**Task to carry out:**
Scan each line of the records for the word "with" and extract the ones that have it.

**Data entries:**
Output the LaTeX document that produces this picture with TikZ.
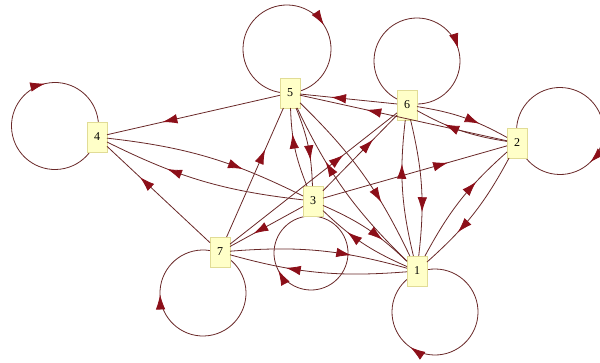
\documentclass[tikz,border=0pt]{standalone}
\usepackage{fontspec}
\setmainfont{Liberation Serif}
\usetikzlibrary{arrows.meta,decorations.markings,backgrounds}
\definecolor{linecol}{RGB}{105,40,40}
\definecolor{arrowcol}{RGB}{140,15,25}
\definecolor{nodefill}{RGB}{255,255,200}
\definecolor{nodedraw}{RGB}{225,220,150}
\begin{document}
\begin{tikzpicture}[x=1pt,y=1pt,
  vert/.style={draw=nodedraw, fill=nodefill, line width=0.8pt, minimum width=20pt,
    minimum height=30pt, inner sep=0pt, outer sep=0pt, font=\fontsize{12}{12}\selectfont},
  lnk/.style={draw=linecol, line width=0.8pt, postaction={decorate},
    decoration={markings, mark=at position #1 with {\arrow{Latex[length=15pt,width=9.5pt,color=arrowcol]}}}},
  lnk/.default=0.68,
  pair/.style={lnk, bend left=10},
  selfloop/.style={lnk=0.5},
]
\useasboundingbox (0,0) rectangle (600,362);

% nodes
\node[vert] (n5) at (290,269) {5};
\node[vert] (n6) at (407,257) {6};
\node[vert] (n4) at (97,225) {4};
\node[vert] (n2) at (517,219) {2};
\node[vert] (n3) at (313,161) {3};
\node[vert] (n7) at (220,110) {7};
\node[vert] (n1) at (417,91) {1};

% loop centres
\path (n5.center) ++(-3,44) coordinate (c5);
\path (n6.center) ++(10,44) coordinate (c6);
\path (n2.center) ++(43,12) coordinate (c2);
\path (n4.center) ++(-42,11) coordinate (c4);
\path (n7.center) ++(-17,-41) coordinate (c7);
\path (n1.center) ++(18,-41) coordinate (c1);
\path (n3.center) ++(-2,-52) coordinate (c3);

\begin{pgfonlayer}{background}
\draw[selfloop] (c5) ++(213:44) arc[start angle=213, delta angle=-360, radius=44];
\draw[selfloop] (c6) ++(197:43) arc[start angle=197, delta angle=-360, radius=43];
\draw[selfloop] (c2) ++(134:43.5) arc[start angle=134, delta angle=-360, radius=43.5];
\draw[selfloop] (c4) ++(283:43.5) arc[start angle=283, delta angle=-360, radius=43.5];
\draw[selfloop] (c7) ++(2:43) arc[start angle=2, delta angle=-360, radius=43];
\draw[selfloop] (c1) ++(55:43) arc[start angle=55, delta angle=-360, radius=43];
\draw[selfloop] (c3) ++(28:37) arc[start angle=28, delta angle=-360, radius=37];
\end{pgfonlayer}

% single edges
\draw[lnk] (n5) -- (n4);
\draw[lnk] (n6) -- (n5);
\draw[lnk] (n2) -- (n5);
\draw[lnk] (n7) -- (n5);
\draw[lnk] (n7) -- (n4);
\draw[lnk] (n3) -- (n2);
\draw[lnk] (n3) -- (n6);
\draw[lnk] (n3) -- (n7);
\draw[lnk] (n7) -- (n6);

% paired edges
\draw[pair] (n4) to (n3);
\draw[pair] (n3) to (n4);
\draw[pair] (n5) to (n3);
\draw[pair] (n3) to (n5);
\draw[pair] (n5) to (n1);
\draw[pair] (n1) to (n5);
\draw[pair] (n6) to (n1);
\draw[pair] (n1) to (n6);
\draw[pair] (n1) to (n2);
\draw[pair] (n2) to (n1);
\draw[pair] (n6) to (n2);
\draw[pair] (n2) to (n6);
\draw[pair] (n7) to (n1);
\draw[pair] (n1) to (n7);
\draw[pair] (n3) to (n1);
\draw[pair] (n1) to (n3);
\end{tikzpicture}
\end{document}
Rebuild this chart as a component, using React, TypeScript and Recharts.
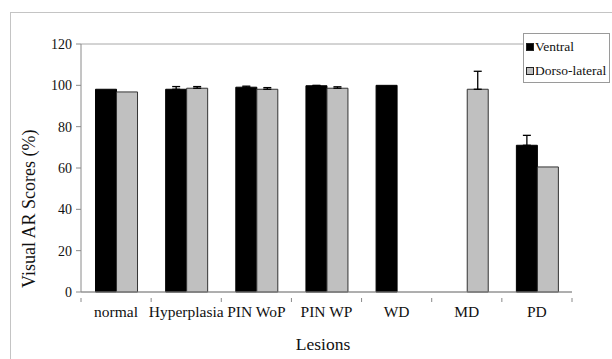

**Answer for the task:**
Output the LaTeX document that produces this picture with TikZ.
    decoration={markings, mark=at position #1 with {\arrow{Latex[length=15pt,width=9.5pt,color=arrowcol]}}}},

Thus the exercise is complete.